İPUÇLARI: Profesyonel çekim
Çoğu kameraman hata yapar, hatta kimileri aynı hataları tekrarlar. Şimdi size dijital video çekimlerinde karşınıza çıkabilecek beş önemli hatayı göstererek bunları engelleme yollarını anlatacağız.
Kötü bir çekim: Çekim sırasında kameranın ekranı
hep düzgün bir resim gösterir; kamera eğimli tutulmuş olsa bile. Bu
eğimli çekimler çoğunlukla tekrar oynatıldıklarında fark edilirler.
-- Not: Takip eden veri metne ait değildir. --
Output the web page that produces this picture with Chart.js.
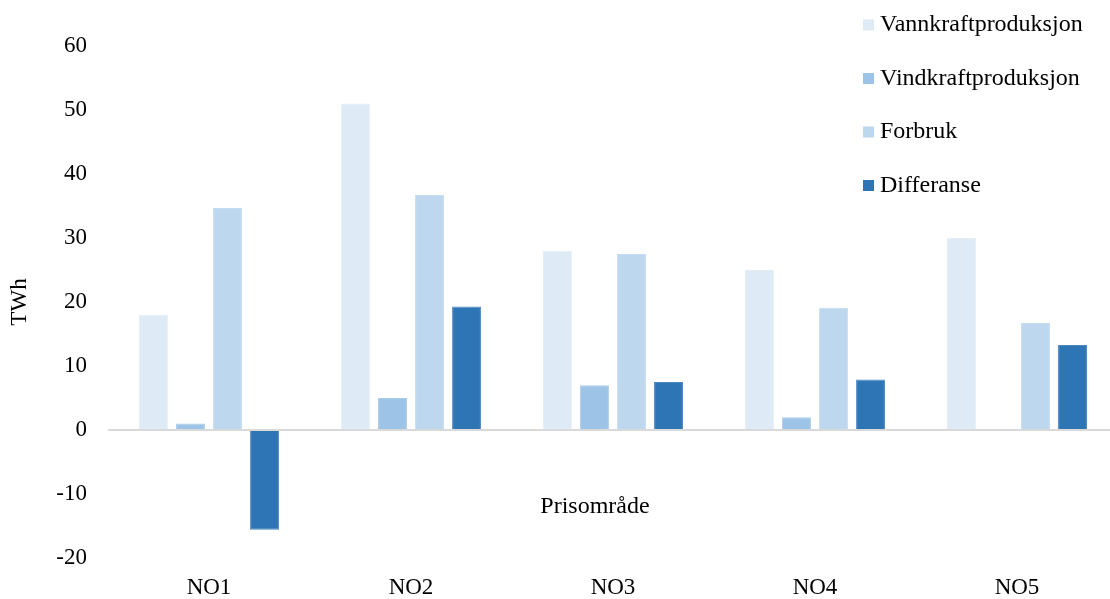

Kameramanlığına yeni geçmiş hobi fotoğrafçılarını, ilk çekimlerinde
evde kötü bir sürpriz bekler: Kameralar dik çekim yapabilseler de
ne yazık ki ekranlar ve televizyonlarda bu olanak yoktur. Bu yüzden
film çekiminde birinci ve en temel kural kameranın mutlaka yere
paralel tutulmasıdır. Kamera ekranına yapıştıracağınız ufak
yapışkan kağıtlar eğimli çekimler yapmanızı engelleyebilir.
Bu problemi mutlaka siz de fark etmişinizdir: Bir
video sahnesi geniş bir çekimle başlar ve zum yaparak ilerler. Ama
kameraman bir noktadan sonra objenin istediği noktada olmadığını
fark eder ve kadrajı değiştirerek zumlamaya devam eder. Bu durum
pek de profesyonel olmayan çekimlere neden olur. Bu yüzden zum
yolunu çekimden önce belirlemeniz gerekir: Çekim öncesi kameranızı
zumlayarak objeye yaklaşın. Kadrajı ayarladıktan sonra hareket
ettirmeden geniş açıya dönün.
İPUÇLARI: Profesyonel çekim - II
Bazı yapılar o kadar büyüktür ki, en geniş açıyla bile bir kadraja
sığmazlar. Notre Dame Katedrali'ni yukarıdan aşağı salınarak çekme
buna bir çözüm değildir. Bu sadece izleyicilerinizin başının
dönmesine neden olur. Bu yüzden böyle salınımlardan kaçınarak
kameranızın izleyicileriniz için bir rehber olmasını
sağlamalısınız. Subjektif bir görünüm için gerekli olan ayrıntılara
odaklanın. Örneğin ayrı ayrı pencereleri ve kapıda girmek için
bekleyen insanları çekin. Hareketli çekimler yerine bütün ve yarım
çekimleri deneyin.
Aslında kameralar beyaz dengesini otomatik olarak ayarlar. Ama buna
rağmen kimi zaman mavi veya sarı rengin baskın olduğu çekimlerle
karşılaşabilirsiniz. Bu tür çekimleri eğer kameranızın ayarlarını
iyi biliyorsanız kameranızın ekranından bile fark edebilirsiniz. Bu
yüzden çekime başlamadan önce beyaz dengesi ayarlarıyla denemeler
yapın. Daha sonra kameranızı bir televizyona bağlayarak farklı
beyaz dengelerinde (örneğin otomatik, iç mekan ve dış mekan gibi)
yaptığınız değişiklikleri inceleyip en doğru renkleri vereni
seçin.
Çoğu kameraman çekim sırasında yorumlarını kaydeder. Sorun
konuşmanın bir kere kaydedildikten sonra kayıttan çıkarmanın mümkün
olmamasıdır. Ortam sesleri ile karışan konuşma diğerlerinden
ayrılamaz. Bu yüzden yetenekli bir konuşmacı değilseniz, önceden
kendinize notlar alarak videonuzun arka planına ekleyeceğiniz
konuşmayı planlayın. Video kaydını tamamlayan ve görülenin
dışındaki ek bilgiler son derece ilginç olabilir.